If this lifeform was going to take on the form of Janeway's father and knew so much else about Janeway, you'd think it would try to act more like what Janeway would expect from her father. But now, the more suspicious Janeway gets, the more resistant she becomes, and the more resistant she becomes, the more she hangs onto life, because she's not dead yet. She delivers the killer line, "Go back to Hell, coward!" to the entity posing as her father and she snaps back to full consciousness on the planet's surface.

Were the Vidiians ever really there? I lean towards no, but the episode doesn't make it very clear. Maybe it was the entity that damanged Voyager's shuttle, and maybe they used the illusion of the Vidiians so it would be an attack Janeway and Chakotay could understand.

Earlier on in the episode, during the funeral scene, fake or not, what Torres and Kim had to say about Janeway felt genuine. Torres coming to trust Janeway for one, and Kim ending up at a loss of words for another. When Janeway says she wants to stay around as a spirit, resisting the entity's urge to join him in the "afterlife", she talks about watching the other characters continue on their journey. At one point, she mentions if Paris and Torres will stop sparring and build a real friendship? All I have to say to that is "show, don't tell". I've never gotten a sense of constant sparring between them, even though Torres did call Paris a pig back in the first season. This feels more like setting up "Blood Fever", which is the very next episode. At least airdate-wise. Either way, knowing what I know about the direction things go in, it's setup.

For the writing credits, it shows that Jeri Taylor was the writer. I find that interesting, because most of the TNG episodes this episode reminded me of were written by Brannon Braga. I wonder how much of a hand Brannon Braga had in this episode, if any? Even if uncredited.

The only other thing I want to mention is I think the Vidiians look truly scary in the shadows, in the dark, and in the caves. Somehow, not giving them dialogue and just making them seem like a generic threat makes them seem more mysterious.

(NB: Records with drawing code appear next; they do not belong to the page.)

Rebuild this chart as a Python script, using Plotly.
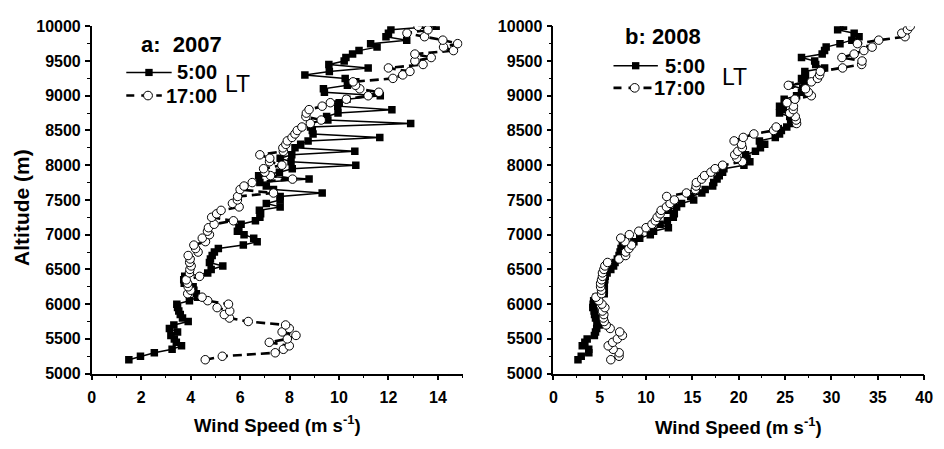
import plotly.graph_objects as go

altitude = [5200, 5250, 5300, 5350, 5400, 5450, 5500, 5550, 5600, 5650,
            5700, 5750, 5800, 5850, 5900, 5950, 6000, 6050, 6100, 6150,
            6200, 6250, 6300, 6350, 6400, 6450, 6500, 6550, 6600, 6650,
            6700, 6750, 6800, 6850, 6900, 6950, 7000, 7050, 7100, 7150,
            7200, 7250, 7300, 7350, 7400, 7450, 7500, 7550, 7600, 7650,
            7700, 7750, 7800, 7850, 7900, 7950, 8000, 8050, 8100, 8150,
            8200, 8250, 8300, 8350, 8400, 8450, 8500, 8550, 8600, 8650,
            8700, 8750, 8800, 8850, 8900, 8950, 9000, 9050, 9100, 9150,
            9200, 9250, 9300, 9350, 9400, 9450, 9500, 9550, 9600, 9650,
            9700, 9750, 9800, 9850, 9900, 9950, 10000]

# 2007, 5:00 LT
wind_2007_0500 = [1.50, 1.97, 2.53, 3.25, 3.63, 3.42, 3.34, 3.20, 3.47, 3.14,
                  3.32, 3.90, 3.67, 3.58, 3.52, 3.47, 3.44, 3.95, 4.28, 4.23,
                  4.13, 4.10, 3.74, 3.72, 3.76, 4.69, 4.83, 5.30, 4.76, 4.80,
                  4.87, 4.96, 5.12, 6.13, 6.69, 6.55, 6.16, 5.89, 5.95, 6.04,
                  6.62, 6.80, 6.83, 6.78, 7.62, 7.06, 7.62, 7.62, 9.32, 7.35,
                  7.06, 6.80, 8.79, 6.75, 7.59, 8.11, 10.68, 8.06, 7.62, 8.09,
                  10.64, 8.22, 8.45, 8.75, 11.65, 8.95, 8.92, 8.85, 12.90, 9.55,
                  9.50, 9.96, 12.14, 9.95, 10.01, 10.32, 11.67, 9.41, 9.37, 10.34,
                  10.68, 10.25, 8.62, 9.61, 11.18, 9.59, 10.21, 10.28, 10.55, 10.81,
                  11.54, 11.28, 12.74, 11.90, 12.00, 12.10, 13.93]

# 2007, 17:00 LT
wind_2007_1700 = [4.59, 5.28, 7.42, 7.75, 7.99, 7.18, 7.91, 8.26, 7.70, 7.99,
                  7.84, 6.33, 5.57, 5.36, 5.58, 5.07, 5.53, 4.69, 4.46, 3.88,
                  4.00, 3.90, 3.88, 3.82, 4.36, 3.95, 3.97, 4.02, 3.96, 3.98,
                  3.90, 4.30, 4.20, 4.13, 4.60, 4.47, 4.76, 4.68, 4.72, 4.95,
                  5.73, 4.85, 5.05, 5.23, 5.96, 5.69, 5.89, 5.90, 7.35, 6.00,
                  6.16, 6.49, 8.12, 7.23, 7.00, 6.95, 7.69, 7.19, 7.20, 6.80,
                  7.75, 7.73, 7.85, 7.91, 8.10, 8.22, 8.31, 8.50, 8.84, 9.28,
                  8.66, 8.68, 8.79, 9.32, 9.65, 10.30, 11.18, 11.61, 10.84, 10.67,
                  10.57, 12.18, 12.58, 12.87, 12.00, 13.40, 13.07, 13.73, 13.07, 14.63,
                  14.23, 14.80, 14.20, 13.46, 12.75, 13.60, 13.20]

# 2008, 5:00 LT
wind_2008_0500 = [2.66, 3.01, 3.83, 3.82, 3.12, 3.40, 3.65, 4.43, 4.55, 4.68,
                  4.96, 4.70, 4.55, 4.45, 4.40, 4.26, 4.30, 4.35, 4.60, 5.49,
                  5.50, 5.45, 5.50, 5.55, 5.60, 5.80, 6.20, 6.50, 6.66, 6.90,
                  7.09, 7.20, 7.30, 7.45, 8.69, 9.32, 10.46, 10.81, 12.41, 11.52,
                  12.30, 12.94, 13.05, 12.41, 13.30, 13.83, 15.14, 14.82, 16.02, 16.38,
                  17.19, 17.30, 17.66, 17.90, 18.26, 18.40, 20.56, 21.20, 20.90, 20.74,
                  21.80, 22.34, 22.80, 22.23, 23.94, 24.40, 24.60, 25.18, 25.70, 25.60,
                  25.50, 24.40, 24.80, 24.40, 25.00, 24.90, 26.24, 26.77, 26.90, 25.53,
                  27.13, 26.77, 27.20, 27.13, 29.26, 28.30, 28.19, 26.77, 29.00, 29.26,
                  29.43, 30.92, 32.20, 32.98, 32.45, 30.67, 31.30]

# 2008, 17:00 LT
wind_2008_1700 = [6.20, 7.09, 7.10, 6.45, 5.92, 6.40, 6.91, 7.45, 7.16, 6.13,
                  5.70, 5.49, 5.40, 5.45, 5.30, 5.56, 5.24, 4.90, 4.60, 5.20,
                  5.20, 5.10, 5.10, 5.20, 5.30, 5.30, 5.45, 5.56, 5.85, 7.09,
                  7.80, 7.80, 8.15, 8.44, 7.73, 7.27, 8.20, 9.22, 10.00, 10.64,
                  11.00, 11.20, 11.52, 11.63, 12.20, 12.59, 13.05, 12.23, 14.36, 15.32,
                  15.40, 15.43, 16.00, 16.31, 17.00, 17.45, 18.26, 20.39, 19.79, 19.57,
                  19.90, 20.39, 20.30, 19.50, 20.49, 21.63, 23.76, 24.04, 26.24, 26.20,
                  26.10, 25.50, 25.88, 25.90, 25.20, 26.06, 27.83, 27.50, 27.20, 25.35,
                  27.83, 28.50, 28.72, 28.80, 31.20, 33.26, 33.30, 31.13, 32.45, 33.50,
                  34.39, 32.80, 35.10, 37.94, 37.59, 38.20, 38.50]

series_names = ["5:00", "17:00"]
panel_titles = ["a:  2007", "b: 2008"]
time_unit = "LT"
x_title = "Wind Speed (m s<sup>-1</sup>)"
y_title = "Altitude (m)"

W, H = 944, 449
FONT = "Liberation Sans, Arial, sans-serif"

SOLID_LINE = dict(color="black", width=1.5)
DASH_LINE = dict(color="black", width=2.6, dash="9px,5px")

fig = go.Figure()

panels = [
    ("x", "y", wind_2007_0500, wind_2007_1700),
    ("x2", "y2", wind_2008_0500, wind_2008_1700),
]
for xa, ya, s5, s17 in panels:
    fig.add_trace(go.Scatter(
        x=s5, y=altitude, name=series_names[0], xaxis=xa, yaxis=ya,
        mode="lines+markers", line=SOLID_LINE, showlegend=False,
        marker=dict(symbol="square", size=7.5, color="black", line=dict(width=0))))
    fig.add_trace(go.Scatter(
        x=s17, y=altitude, name=series_names[1], xaxis=xa, yaxis=ya,
        mode="lines+markers", line=DASH_LINE, showlegend=False,
        marker=dict(symbol="circle", size=8.5, color="white",
                    line=dict(color="black", width=1))))


def fx(p):
    return p / W


def fy(p):
    return 1 - p / H


axis_common = dict(showline=True, linecolor="black", linewidth=1.6,
                   ticks="outside", ticklen=5, tickwidth=1.5, tickcolor="black",
                   showgrid=False, zeroline=False, mirror=False,
                   tickfont=dict(family=FONT, size=16, color="black", weight="bold"))
minor_common = dict(ticks="outside", ticklen=3, tickwidth=1.2, tickcolor="black",
                    showgrid=False)

ydom = [fy(380), fy(19)]
fig.update_layout(
    xaxis=dict(domain=[fx(89), fx(465)], range=[0, 15], dtick=2, tick0=0,
               ticklabelstandoff=3,
               minor=dict(dtick=1, **minor_common), anchor="y", **axis_common),
    yaxis=dict(domain=ydom, range=[5000, 10000], dtick=500, tick0=5000,
               tickformat="d", ticklabelstandoff=1,
               minor=dict(dtick=250, **minor_common), anchor="x", **axis_common),
    xaxis2=dict(domain=[fx(557), fx(933)], range=[0, 40], dtick=5, tick0=0,
                ticklabelstandoff=3,
                minor=dict(dtick=2.5, **minor_common), anchor="y2", **axis_common),
    yaxis2=dict(domain=ydom, range=[5000, 10000], dtick=500, tick0=5000,
                tickformat="d", ticklabelstandoff=1,
                minor=dict(dtick=250, **minor_common), anchor="x2", **axis_common),
)

shapes = []
annotations = []


def text(t, x, y, size, bold=True, xanchor="center", angle=0):
    f = dict(family=FONT, size=size, color="black")
    if bold:
        f["weight"] = "bold"
    annotations.append(dict(text=t, x=fx(x), y=fy(y), xref="paper", yref="paper",
                            showarrow=False, xanchor=xanchor, yanchor="middle",
                            textangle=angle, font=f))


# hand-drawn legends (one per panel), pixel layout
legend_specs = [
    dict(title=panel_titles[0], tx=137, ty=38, y5=67, y17=91, x0=124, x5=170,
         x17=160, xr=218, lt=(237, 79)),
    dict(title=panel_titles[1], tx=628, ty=30, y5=60, y17=83, x0=618, x5=663,
         x17=658, xr=713, lt=(741, 72)),
]
for spec in legend_specs:
    text(spec["title"], spec["tx"], spec["ty"], 22, xanchor="left")
    # 5:00 sample
    shapes.append(dict(type="line", xref="paper", yref="paper",
                       x0=fx(spec["x0"]), x1=fx(spec["x5"]),
                       y0=fy(spec["y5"]), y1=fy(spec["y5"]), line=SOLID_LINE))
    cx = (spec["x0"] + spec["x5"]) / 2
    shapes.append(dict(type="rect", xref="paper", yref="paper",
                       x0=fx(cx - 3.75), x1=fx(cx + 3.75),
                       y0=fy(spec["y5"] + 3.75), y1=fy(spec["y5"] - 3.75),
                       fillcolor="black", line=dict(width=0)))
    text(series_names[0], spec["xr"], spec["y5"], 20, xanchor="right")
    # 17:00 sample
    shapes.append(dict(type="line", xref="paper", yref="paper",
                       x0=fx(spec["x0"]), x1=fx(spec["x17"]),
                       y0=fy(spec["y17"]), y1=fy(spec["y17"]),
                       line=dict(color="black", width=2.6, dash="8px,7px")))
    cx2 = cx - 1
    shapes.append(dict(type="circle", xref="paper", yref="paper",
                       x0=fx(cx2 - 4.5), x1=fx(cx2 + 4.5),
                       y0=fy(spec["y17"] + 4.5), y1=fy(spec["y17"] - 4.5),
                       fillcolor="white", line=dict(color="black", width=1)))
    text(series_names[1], spec["xr"], spec["y17"], 20, xanchor="right")
    text(time_unit, spec["lt"][0], spec["lt"][1], 23, bold=False)

text(x_title, 277, 432, 18.5)
text(x_title, 745, 434, 18.5)
text(y_title, 17, 207, 21, angle=-90)

fig.update_layout(
    width=W, height=H,
    margin=dict(l=0, r=0, t=0, b=0),
    paper_bgcolor="white", plot_bgcolor="white",
    showlegend=False,
    shapes=shapes,
    annotations=annotations,
    font=dict(family=FONT, color="black"),
)

fig.write_html("out.html")
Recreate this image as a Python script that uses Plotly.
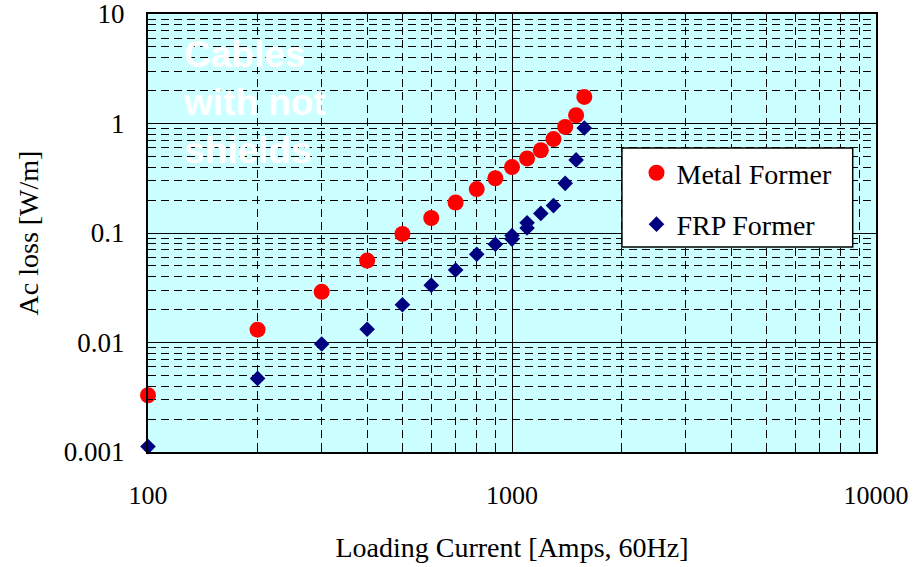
import plotly.graph_objects as go

# ---- data ----
current_metal = [100, 200, 300, 400, 500, 600, 700, 800, 900, 1000, 1100, 1200, 1300, 1400, 1500, 1580]
loss_metal = [0.0033, 0.0131, 0.029, 0.056, 0.098, 0.137, 0.19, 0.252, 0.316, 0.40, 0.48, 0.57, 0.72, 0.93, 1.19, 1.75]

current_frp = [100, 200, 300, 400, 500, 600, 700, 800, 900, 1000, 1000, 1100, 1100, 1200, 1300, 1400, 1500, 1580]
loss_frp = [0.00112, 0.0047, 0.0097, 0.0132, 0.0221, 0.0334, 0.046, 0.064, 0.079, 0.088, 0.095, 0.111, 0.124, 0.151, 0.178, 0.284, 0.465, 0.91]

x_tickvals = [100, 1000, 10000]
x_ticktext = ["100", "1000", "10000"]
y_tickvals = [0.001, 0.01, 0.1, 1, 10]
y_ticktext = ["0.001", "0.01", "0.1", "1", "10"]

serif = "Liberation Serif, Times New Roman, serif"
FS = 28

fig = go.Figure()
fig.add_trace(go.Scatter(
    x=current_metal, y=loss_metal, mode="markers", name="Metal Former",
    marker=dict(symbol="circle", size=16, color="#FF0000", line=dict(width=0)),
    cliponaxis=False, legendgroup="a"))
fig.add_trace(go.Scatter(
    x=current_frp, y=loss_frp, mode="markers", name="FRP Former",
    marker=dict(symbol="diamond", size=12, color="#000080", line=dict(width=0)),
    cliponaxis=False, legendgroup="b"))

axis_common = dict(
    type="log", showline=True, linecolor="black", linewidth=2, mirror=True,
    showgrid=True, gridcolor="black", gridwidth=1,
    ticks="inside", ticklen=0, tickcolor="black",
    zeroline=False, automargin=False, ticklabeloverflow="allow",
)
minor_common = dict(dtick="D1", showgrid=True, gridcolor="#000000", griddash="8px,5px",
                    gridwidth=1, ticks="inside", ticklen=5, tickcolor="black")

fig.update_xaxes(
    **axis_common,
    range=[2, 4], tickvals=x_tickvals, ticktext=x_ticktext,
    tickfont=dict(family=serif, size=26, color="black"),
    ticklabelstandoff=19,
    minor=minor_common,
    title=dict(text="Loading Current [Amps, 60Hz]", font=dict(family=serif, size=FS, color="black"),
               standoff=28),
)
fig.update_yaxes(
    **axis_common,
    range=[-3, 1], tickvals=y_tickvals, ticktext=y_ticktext,
    tickfont=dict(family=serif, size=27, color="black"),
    ticklabelstandoff=16,
    minor=minor_common,
    title=dict(text="Ac loss [W/m]", font=dict(family=serif, size=FS, color="black"),
               standoff=17),
)

fig.add_annotation(
    text="Cables<br>with not<br>shields", xref="paper", yref="paper",
    x=0.046, y=0.958, xanchor="left", yanchor="top", align="left", showarrow=False,
    font=dict(family="Liberation Sans, Arial, sans-serif", size=37, color="white", weight="bold"),
)

# legend frame (as in the reference, wider than the entries)
fig.add_shape(type="rect", xref="paper", yref="paper",
              x0=0.651, x1=0.968, y0=0.468, y1=0.694,
              fillcolor="white", line=dict(color="black", width=1.5), layer="above")

fig.update_layout(
    width=914, height=567,
    margin=dict(l=148, r=38, t=14, b=115),
    paper_bgcolor="white", plot_bgcolor="#CCFFFF",
    showlegend=True,
    legend=dict(
        x=0.671, y=0.694, xanchor="left", yanchor="top",
        bgcolor="rgba(0,0,0,0)", borderwidth=0,
        font=dict(family=serif, size=FS, color="black"),
        traceorder="grouped", tracegroupgap=12,
    ),
)

fig.write_html("out.html", config={"displayModeBar": False},
               post_script='document.body.style.margin="0";document.body.style.padding="0";')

Overall, this is a tough one to rate. It's silly, and it ripped off a lot, but I enjoyed it anyway. And I liked the character moments and the "what the Hell is going on?!" moments. I give it a 7.

Saving this part for last: Janeway's father's uniform. I think it looks like the perfect mashup between a Monster Maroon and a TNG Uniform. In my headcanon, this was Starfleet's intermediate uniform between the two. They're so drastically different that something had to come in-between to ease the transition. Especially for the Admirals, who are no longer in the best shape, are set in their ways, and who I would imagine would have a hard time embracing the Early-TNG Uniforms after having worn TWOK Uniforms for all of their professional lives. The only thing that ruins it is the anachronistic combadge! No one in the Costuming Department had a TNG Era badge they could find?! Come on!